It is 11.03pm and Piglet might be in bed.
I say might be as he has been fighting sleep for two and a half hours and probably still isn’t quite there yet. Up to bed, teeth cleaned, pyjamas on. The pyjamas have been on all day so at that part at least took a bit less time than usual.
Into bed, story read, then as soon as the light is switched off Piglet needs the toilet, because of course he does. Then he starts clambering all over me. Clearly he is not going to let me go to sleep. I think back to the days of his babyhood, when I would whisper desperately “bedtime not playtime,” as he giggled adorably at me, hours after all the other babies were in bed, allowing their parents that bit of precious me time to drink a glass of wine, or converse with husbands. At least that’s what I imagine they were doing, all these people with the good babies and the husbands.
Piglet has never been one for an early night. But now, with the world in lockdown, I fear that it’s not so much not wanting sleep, as wanting a bit of mummy time, and feeling like the only way he can get it is to sit on my head while I pretend to be asleep in a vain attempt to be boring and convince him that it really is bedtime, not playtime.
The thing is, while all the other mummies; the good ones with the good babies that slept through the night and the husbands to drink wine and converse with, spend their days teaching their little darlings their times tables, I spend my days hunched over a laptop desperately trying to work, bribing Piglet with a combination of sweets and time with the Holy Grail of Children’s Entertainment, a.k.a. watching other children unwrap toys they don’t need on YouTube.
It’s only natural that Piglet should want to spend quality time with his Mummy in the only place where he gets her free of the computer for five minutes, namely the bed. And it’s only natural that the bed should therefore be used for crawling all over Mummy’s head (great way to get her undivided attention!) while she screams blue murder at you, rather than its customary purpose of sleeping.
I hold Piglet at arm’s length during the day, so that I can work, do workout videos on YouTube or simply scroll through the mindless horrors of the daily news, and then I lose my temper with him every night, when he finally gets me to himself and wants to play.
I am a terrible Mummy.
And that’s without getting the whole homeschooling stick out and beating myself with it. For the love of all that is holy, I am not homeschooling.
I’ll tell you what I am doing. I am trying to persuade Piglet to watch a CBBC programme about Maths before he switches it off after 30 seconds and puts on Transformers Rescue Bots.
I am bribing him with YouTube while I have a Zoom chat for a friend’s birthday.

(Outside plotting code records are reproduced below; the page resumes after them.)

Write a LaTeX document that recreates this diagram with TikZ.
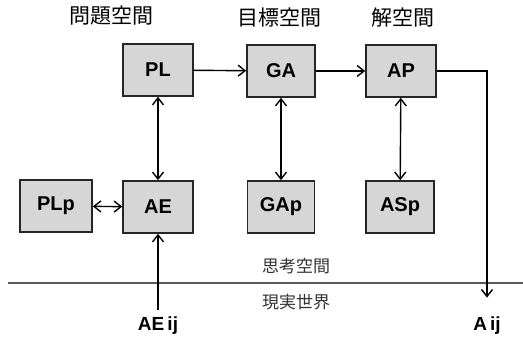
\documentclass[tikz,border=0pt]{standalone}
\usepackage{fontspec}
\setmainfont{Liberation Sans}
\newfontfamily\jp{Noto Sans CJK JP}
\usetikzlibrary{arrows.meta}
\begin{document}
\begin{tikzpicture}[x=1pt,y=-1pt,
  box/.style={draw=black!85,line width=1.6pt,fill=black!16,minimum width=70pt,minimum height=52pt,inner sep=0pt,font=\fontsize{20}{20}\selectfont\bfseries},
  conn/.style={line width=1.4pt,-{Straight Barb[length=7pt,width=11pt]}},
  biconn/.style={line width=1.4pt,{Straight Barb[length=7pt,width=11pt]}-{Straight Barb[length=7pt,width=11pt]}},
  title/.style={font=\jp\fontsize{21}{21}\selectfont},
  world/.style={font=\jp\fontsize{17}{17}\selectfont,text=black!80},
  lbl/.style={font=\fontsize{19}{19}\selectfont\bfseries}]
\useasboundingbox (0,0) rectangle (523,347);
\node[title] (t1) at (112,16) {問題空間};
\node[title] (t2) at (279,18) {目標空間};
\node[title] (t3) at (403,18) {解空間};
\node[box] (PL) at (158,70) {PL};
\node[box,minimum width=68pt] (GA) at (281,71) {GA};
\node[box] (AP) at (401,71) {AP};
\node[box,minimum width=72pt] (PLp) at (56,206) {PLp};
\node[box] (AE) at (158,207) {AE};
\node[box,minimum width=67pt] (GAp) at (281,207) {GAp};
\node[box,minimum width=68pt] (ASp) at (400,207) {ASp};
\node[lbl] (AEij) at (158,326) {AE\,ij};
\node[lbl] (Aij) at (487,326) {A\,ij};
\node[world] (think) at (296,266) {思考空間};
\node[world] (real) at (296,302) {現実世界};
\coordinate (L) at (8,283);
\coordinate (R) at (523,283);
\draw[line width=2pt,black!65] (L) -- (R);
\draw[conn] (PL) -- (GA);
\draw[conn] (GA) -- (AP);
\draw[biconn] (PL) -- (AE);
\draw[biconn] (GA) -- (GAp);
\draw[biconn] (AP) -- (ASp);
\draw[biconn] (PLp) -- (AE);
\draw[conn] (AEij.north) ++(0,-4) -- (AE);
\draw[conn] (AP.east) -| ([yshift=16pt]Aij.north);
\end{tikzpicture}
\end{document}
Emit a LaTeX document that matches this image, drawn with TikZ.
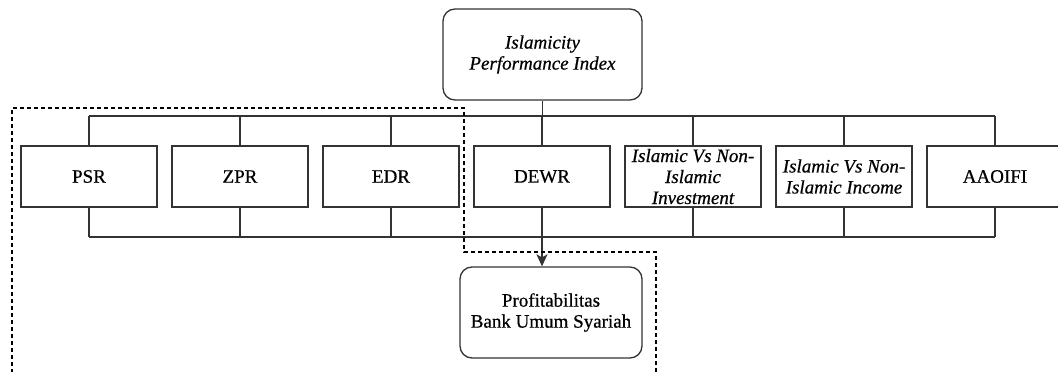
\documentclass[tikz,border=0pt]{standalone}
\usepackage{fontspec}
\setmainfont{Liberation Serif}
\newfontfamily\diagFamily{Liberation Serif}[FakeBold=0.6]
\usetikzlibrary{arrows.meta, positioning, calc}
\definecolor{lineGrey}{RGB}{51, 51, 51}
\newcommand{\diagFont}{\diagFamily\fontsize{19}{21}\selectfont}
\newcommand{\boxPitch}{151}
\newcommand{\ratioBoxes}{%
    psr/PSR/upright,
    zpr/ZPR/upright,
    edr/EDR/upright,
    dewr/DEWR/upright,
    invest/{Islamic Vs Non-\\Islamic\\Investment}/italic,
    income/{Islamic Vs Non-\\Islamic Income}/italic,
    aaoifi/AAOIFI/upright%
}

\begin{document}
\begin{tikzpicture} [
        x=1pt, y=-1pt,
        line width=1.3pt,
        ratio/.style={draw=lineGrey, minimum width=136pt, minimum height=61pt, align=center, inner sep=0pt, font=\diagFont},
        upright/.style={},
        italic/.style={font=\diagFont\itshape},
        rounded box/.style={draw=lineGrey, rounded corners=12pt, align=center, font=\diagFont},
        link/.style={draw=lineGrey},
        group/.style={draw=black, line width=1.1pt, dash pattern=on 4pt off 3pt},
    ]
    \useasboundingbox (0,0) rectangle (1058,372);
    \clip (0,0) rectangle (1058,372);

    \node[rounded box, italic, minimum width=199pt, minimum height=91pt] (ipi) at (542.5,54.5) {Islamicity\\Performance Index};

    \coordinate (upper bus) at (0,116);
    \coordinate (lower bus) at (0,237);

    \foreach \name/\label/\look [count=\i from 0] in \ratioBoxes {
        \node[ratio, \look] (\name) at (89+\boxPitch*\i, 176.5) {\label};
        \coordinate (top \i) at (\name.north |- upper bus);
        \coordinate (bot \i) at (\name.south |- lower bus);
        \draw[link] (\name.north) -- (top \i);
        \draw[link] (\name.south) -- (bot \i);
    }
    \draw[link] (top 0) -- (top 6);
    \draw[link] (bot 0) -- (bot 6);
    \draw[link] (ipi.south) -- (ipi.south |- upper bus);

    \node[rounded box, minimum width=182pt, minimum height=91pt] (profit) at (551,312.5) {Profitabilitas\\Bank Umum Syariah};
    \draw[link, -{Stealth[length=12pt, width=11pt, inset=3pt]}] (bot 3) -- (bot 3 |- profit.north);

    % dashed grouping
    \draw[group] (12,380) -- (12,108) -- (464,108) -- (464,252) -- (656,252) -- (656,380);
\end{tikzpicture}
\end{document}
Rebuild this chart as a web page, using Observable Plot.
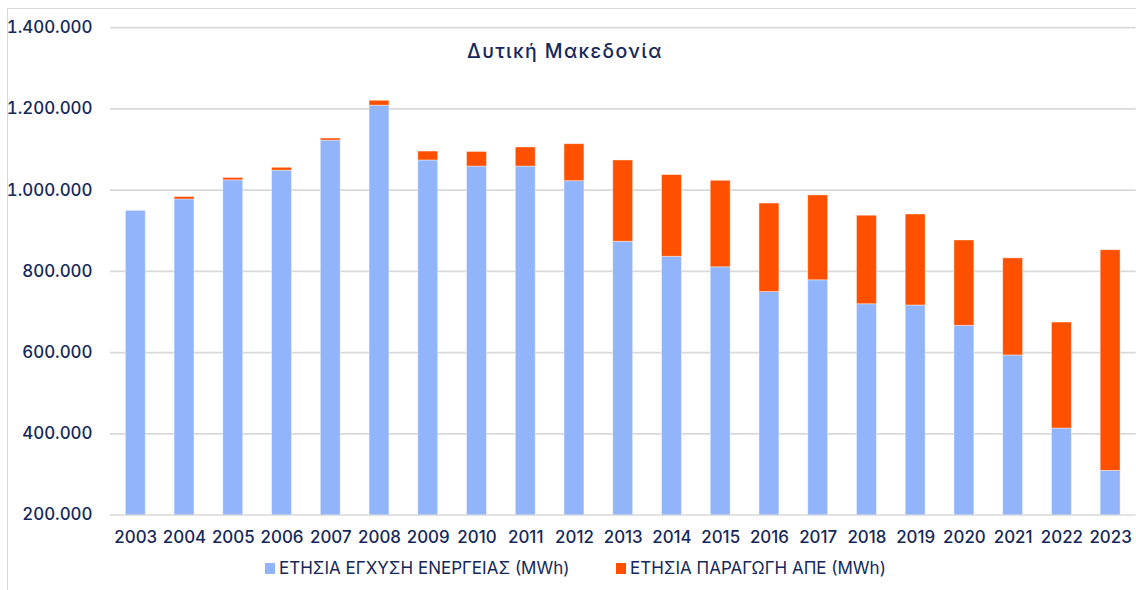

And I am letting him build a hotel out of canned goods, and helping him feed sugar water to a tired bee that he has found struggling in the garden and watching it revive until it flies away. I just hope that in time, these moments make up for all the screaming and the shouting and the wanting him to leave me alone just for ten minutes so I can get some work done.
I’m not sure that they will, and I fear that when he goes back to school he will never catch up with all the children whose parents taught them their times tables, but work has to be done, so for now I will just have to settle for being a not-quite-good-enough teacher and a not-quite-good-enough Mummy.